**Data section**
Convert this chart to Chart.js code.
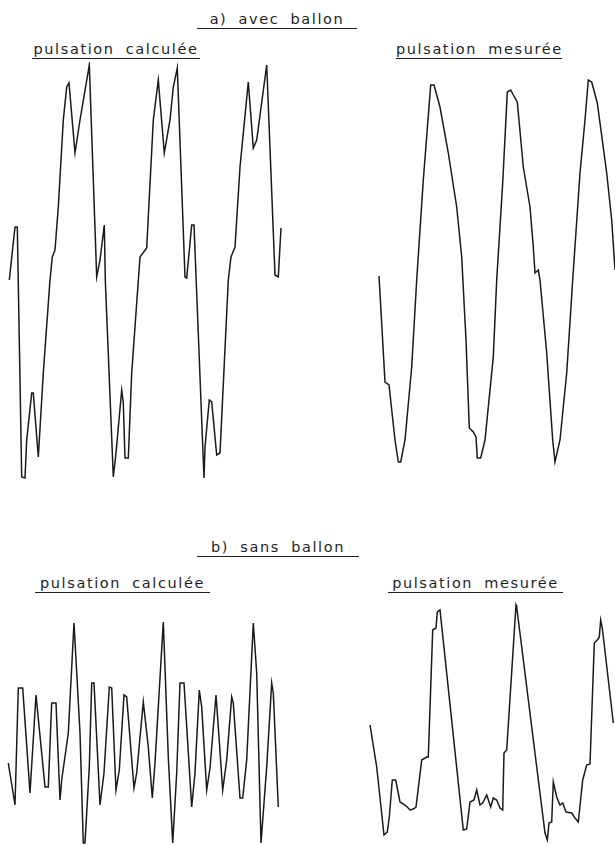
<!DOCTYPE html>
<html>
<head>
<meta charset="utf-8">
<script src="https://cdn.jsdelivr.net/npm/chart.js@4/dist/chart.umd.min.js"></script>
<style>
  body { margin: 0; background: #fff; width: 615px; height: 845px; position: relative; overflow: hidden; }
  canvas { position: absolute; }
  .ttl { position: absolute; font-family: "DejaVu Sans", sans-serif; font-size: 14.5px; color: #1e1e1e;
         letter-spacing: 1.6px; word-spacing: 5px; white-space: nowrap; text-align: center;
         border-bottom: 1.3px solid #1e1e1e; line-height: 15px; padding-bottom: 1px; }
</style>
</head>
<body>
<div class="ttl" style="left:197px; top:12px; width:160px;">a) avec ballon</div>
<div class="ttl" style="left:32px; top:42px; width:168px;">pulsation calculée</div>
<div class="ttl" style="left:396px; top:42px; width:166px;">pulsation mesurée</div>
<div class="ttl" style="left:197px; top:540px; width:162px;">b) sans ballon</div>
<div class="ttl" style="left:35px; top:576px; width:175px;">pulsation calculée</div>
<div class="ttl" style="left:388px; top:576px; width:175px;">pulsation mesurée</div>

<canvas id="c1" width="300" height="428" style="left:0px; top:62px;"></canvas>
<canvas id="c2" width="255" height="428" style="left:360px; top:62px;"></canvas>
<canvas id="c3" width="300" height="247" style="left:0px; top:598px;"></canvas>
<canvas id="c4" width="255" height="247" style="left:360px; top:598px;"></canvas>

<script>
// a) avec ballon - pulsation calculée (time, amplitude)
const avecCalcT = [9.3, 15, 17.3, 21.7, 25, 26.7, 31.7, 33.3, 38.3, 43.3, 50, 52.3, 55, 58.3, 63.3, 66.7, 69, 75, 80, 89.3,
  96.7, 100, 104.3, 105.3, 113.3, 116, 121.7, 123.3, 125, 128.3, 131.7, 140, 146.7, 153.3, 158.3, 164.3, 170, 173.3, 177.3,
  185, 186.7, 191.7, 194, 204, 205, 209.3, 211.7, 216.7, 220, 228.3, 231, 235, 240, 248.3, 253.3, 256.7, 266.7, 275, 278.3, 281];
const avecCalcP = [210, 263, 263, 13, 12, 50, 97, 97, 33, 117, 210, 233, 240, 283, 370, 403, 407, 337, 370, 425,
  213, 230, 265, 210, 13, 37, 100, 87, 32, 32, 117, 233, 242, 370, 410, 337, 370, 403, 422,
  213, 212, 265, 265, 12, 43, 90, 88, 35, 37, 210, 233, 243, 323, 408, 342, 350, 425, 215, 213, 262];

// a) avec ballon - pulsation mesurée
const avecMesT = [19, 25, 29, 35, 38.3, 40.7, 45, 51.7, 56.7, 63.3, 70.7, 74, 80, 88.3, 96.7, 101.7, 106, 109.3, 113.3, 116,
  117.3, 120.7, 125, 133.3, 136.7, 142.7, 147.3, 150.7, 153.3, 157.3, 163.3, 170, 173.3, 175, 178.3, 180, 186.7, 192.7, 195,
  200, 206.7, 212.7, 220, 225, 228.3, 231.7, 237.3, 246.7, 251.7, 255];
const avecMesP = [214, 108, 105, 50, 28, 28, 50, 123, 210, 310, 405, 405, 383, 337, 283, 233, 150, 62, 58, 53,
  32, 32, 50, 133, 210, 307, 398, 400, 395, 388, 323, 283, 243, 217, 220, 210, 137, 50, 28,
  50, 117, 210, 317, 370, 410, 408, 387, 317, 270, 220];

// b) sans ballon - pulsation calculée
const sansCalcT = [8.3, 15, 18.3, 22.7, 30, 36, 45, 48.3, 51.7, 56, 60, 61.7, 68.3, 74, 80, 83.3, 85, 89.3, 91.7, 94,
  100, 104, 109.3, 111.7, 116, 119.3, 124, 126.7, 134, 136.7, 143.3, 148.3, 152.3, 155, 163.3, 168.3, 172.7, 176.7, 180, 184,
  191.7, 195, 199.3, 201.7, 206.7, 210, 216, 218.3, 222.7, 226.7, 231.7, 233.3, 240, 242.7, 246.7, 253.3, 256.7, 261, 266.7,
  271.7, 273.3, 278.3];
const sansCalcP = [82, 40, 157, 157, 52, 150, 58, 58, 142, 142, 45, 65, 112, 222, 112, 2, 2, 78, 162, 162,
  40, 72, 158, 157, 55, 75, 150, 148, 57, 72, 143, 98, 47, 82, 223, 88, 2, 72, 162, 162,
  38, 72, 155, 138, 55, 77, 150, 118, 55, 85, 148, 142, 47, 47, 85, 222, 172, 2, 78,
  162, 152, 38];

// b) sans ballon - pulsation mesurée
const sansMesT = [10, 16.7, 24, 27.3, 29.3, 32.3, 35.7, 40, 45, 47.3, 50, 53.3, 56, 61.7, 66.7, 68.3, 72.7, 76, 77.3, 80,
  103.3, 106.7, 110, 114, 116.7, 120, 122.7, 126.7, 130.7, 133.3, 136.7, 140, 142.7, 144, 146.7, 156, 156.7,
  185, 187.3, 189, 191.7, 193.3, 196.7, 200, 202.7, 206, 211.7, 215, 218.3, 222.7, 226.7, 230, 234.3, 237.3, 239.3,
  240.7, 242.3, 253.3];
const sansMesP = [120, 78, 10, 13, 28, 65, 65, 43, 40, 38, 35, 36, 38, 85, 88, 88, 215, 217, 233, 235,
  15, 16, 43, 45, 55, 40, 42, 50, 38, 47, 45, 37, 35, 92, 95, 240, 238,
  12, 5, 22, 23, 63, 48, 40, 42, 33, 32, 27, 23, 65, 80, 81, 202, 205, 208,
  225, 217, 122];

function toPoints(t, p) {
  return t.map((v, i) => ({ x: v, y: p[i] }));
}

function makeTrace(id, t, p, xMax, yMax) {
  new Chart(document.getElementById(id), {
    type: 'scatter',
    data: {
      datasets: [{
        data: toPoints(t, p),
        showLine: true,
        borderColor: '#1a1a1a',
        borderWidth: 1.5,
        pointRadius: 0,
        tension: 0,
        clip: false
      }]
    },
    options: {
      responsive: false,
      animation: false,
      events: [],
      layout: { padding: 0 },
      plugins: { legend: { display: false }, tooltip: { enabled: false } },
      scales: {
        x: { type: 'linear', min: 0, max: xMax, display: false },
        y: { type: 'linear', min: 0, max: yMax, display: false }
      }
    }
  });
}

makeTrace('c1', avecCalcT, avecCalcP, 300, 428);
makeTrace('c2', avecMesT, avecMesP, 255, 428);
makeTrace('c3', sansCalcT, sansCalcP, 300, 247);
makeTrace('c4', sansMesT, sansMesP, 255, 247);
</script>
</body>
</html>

**The problem**
Print out the material word for word, omitting the pictures.

**Expected answer**
Convert this chart to Chart.js code.
<!DOCTYPE html>
<html>
<head>
<meta charset="utf-8">
<script src="https://cdn.jsdelivr.net/npm/chart.js@4/dist/chart.umd.min.js"></script>
<style>
  body { margin: 0; background: #fff; width: 615px; height: 845px; position: relative; overflow: hidden; }
  canvas { position: absolute; }
  .ttl { position: absolute; font-family: "DejaVu Sans", sans-serif; font-size: 14.5px; color: #1e1e1e;
         letter-spacing: 1.6px; word-spacing: 5px; white-space: nowrap; text-align: center;
         border-bottom: 1.3px solid #1e1e1e; line-height: 15px; padding-bottom: 1px; }
</style>
</head>
<body>
<div class="ttl" style="left:197px; top:12px; width:160px;">a) avec ballon</div>
<div class="ttl" style="left:32px; top:42px; width:168px;">pulsation calculée</div>
<div class="ttl" style="left:396px; top:42px; width:166px;">pulsation mesurée</div>
<div class="ttl" style="left:197px; top:540px; width:162px;">b) sans ballon</div>
<div class="ttl" style="left:35px; top:576px; width:175px;">pulsation calculée</div>
<div class="ttl" style="left:388px; top:576px; width:175px;">pulsation mesurée</div>

<canvas id="c1" width="300" height="428" style="left:0px; top:62px;"></canvas>
<canvas id="c2" width="255" height="428" style="left:360px; top:62px;"></canvas>
<canvas id="c3" width="300" height="247" style="left:0px; top:598px;"></canvas>
<canvas id="c4" width="255" height="247" style="left:360px; top:598px;"></canvas>

<script>
// a) avec ballon - pulsation calculée (time, amplitude)
const avecCalcT = [9.3, 15, 17.3, 21.7, 25, 26.7, 31.7, 33.3, 38.3, 43.3, 50, 52.3, 55, 58.3, 63.3, 66.7, 69, 75, 80, 89.3,
  96.7, 100, 104.3, 105.3, 113.3, 116, 121.7, 123.3, 125, 128.3, 131.7, 140, 146.7, 153.3, 158.3, 164.3, 170, 173.3, 177.3,
  185, 186.7, 191.7, 194, 204, 205, 209.3, 211.7, 216.7, 220, 228.3, 231, 235, 240, 248.3, 253.3, 256.7, 266.7, 275, 278.3, 281];
const avecCalcP = [210, 263, 263, 13, 12, 50, 97, 97, 33, 117, 210, 233, 240, 283, 370, 403, 407, 337, 370, 425,
  213, 230, 265, 210, 13, 37, 100, 87, 32, 32, 117, 233, 242, 370, 410, 337, 370, 403, 422,
  213, 212, 265, 265, 12, 43, 90, 88, 35, 37, 210, 233, 243, 323, 408, 342, 350, 425, 215, 213, 262];

// a) avec ballon - pulsation mesurée
const avecMesT = [19, 25, 29, 35, 38.3, 40.7, 45, 51.7, 56.7, 63.3, 70.7, 74, 80, 88.3, 96.7, 101.7, 106, 109.3, 113.3, 116,
  117.3, 120.7, 125, 133.3, 136.7, 142.7, 147.3, 150.7, 153.3, 157.3, 163.3, 170, 173.3, 175, 178.3, 180, 186.7, 192.7, 195,
  200, 206.7, 212.7, 220, 225, 228.3, 231.7, 237.3, 246.7, 251.7, 255];
const avecMesP = [214, 108, 105, 50, 28, 28, 50, 123, 210, 310, 405, 405, 383, 337, 283, 233, 150, 62, 58, 53,
  32, 32, 50, 133, 210, 307, 398, 400, 395, 388, 323, 283, 243, 217, 220, 210, 137, 50, 28,
  50, 117, 210, 317, 370, 410, 408, 387, 317, 270, 220];

// b) sans ballon - pulsation calculée
const sansCalcT = [8.3, 15, 18.3, 22.7, 30, 36, 45, 48.3, 51.7, 56, 60, 61.7, 68.3, 74, 80, 83.3, 85, 89.3, 91.7, 94,
  100, 104, 109.3, 111.7, 116, 119.3, 124, 126.7, 134, 136.7, 143.3, 148.3, 152.3, 155, 163.3, 168.3, 172.7, 176.7, 180, 184,
  191.7, 195, 199.3, 201.7, 206.7, 210, 216, 218.3, 222.7, 226.7, 231.7, 233.3, 240, 242.7, 246.7, 253.3, 256.7, 261, 266.7,
  271.7, 273.3, 278.3];
const sansCalcP = [82, 40, 157, 157, 52, 150, 58, 58, 142, 142, 45, 65, 112, 222, 112, 2, 2, 78, 162, 162,
  40, 72, 158, 157, 55, 75, 150, 148, 57, 72, 143, 98, 47, 82, 223, 88, 2, 72, 162, 162,
  38, 72, 155, 138, 55, 77, 150, 118, 55, 85, 148, 142, 47, 47, 85, 222, 172, 2, 78,
  162, 152, 38];

// b) sans ballon - pulsation mesurée
const sansMesT = [10, 16.7, 24, 27.3, 29.3, 32.3, 35.7, 40, 45, 47.3, 50, 53.3, 56, 61.7, 66.7, 68.3, 72.7, 76, 77.3, 80,
  103.3, 106.7, 110, 114, 116.7, 120, 122.7, 126.7, 130.7, 133.3, 136.7, 140, 142.7, 144, 146.7, 156, 156.7,
  185, 187.3, 189, 191.7, 193.3, 196.7, 200, 202.7, 206, 211.7, 215, 218.3, 222.7, 226.7, 230, 234.3, 237.3, 239.3,
  240.7, 242.3, 253.3];
const sansMesP = [120, 78, 10, 13, 28, 65, 65, 43, 40, 38, 35, 36, 38, 85, 88, 88, 215, 217, 233, 235,
  15, 16, 43, 45, 55, 40, 42, 50, 38, 47, 45, 37, 35, 92, 95, 240, 238,
  12, 5, 22, 23, 63, 48, 40, 42, 33, 32, 27, 23, 65, 80, 81, 202, 205, 208,
  225, 217, 122];

function toPoints(t, p) {
  return t.map((v, i) => ({ x: v, y: p[i] }));
}

function makeTrace(id, t, p, xMax, yMax) {
  new Chart(document.getElementById(id), {
    type: 'scatter',
    data: {
      datasets: [{
        data: toPoints(t, p),
        showLine: true,
        borderColor: '#1a1a1a',
        borderWidth: 1.5,
        pointRadius: 0,
        tension: 0,
        clip: false
      }]
    },
    options: {
      responsive: false,
      animation: false,
      events: [],
      layout: { padding: 0 },
      plugins: { legend: { display: false }, tooltip: { enabled: false } },
      scales: {
        x: { type: 'linear', min: 0, max: xMax, display: false },
        y: { type: 'linear', min: 0, max: yMax, display: false }
      }
    }
  });
}

makeTrace('c1', avecCalcT, avecCalcP, 300, 428);
makeTrace('c2', avecMesT, avecMesP, 255, 428);
makeTrace('c3', sansCalcT, sansCalcP, 300, 247);
makeTrace('c4', sansMesT, sansMesP, 255, 247);
</script>
</body>
</html>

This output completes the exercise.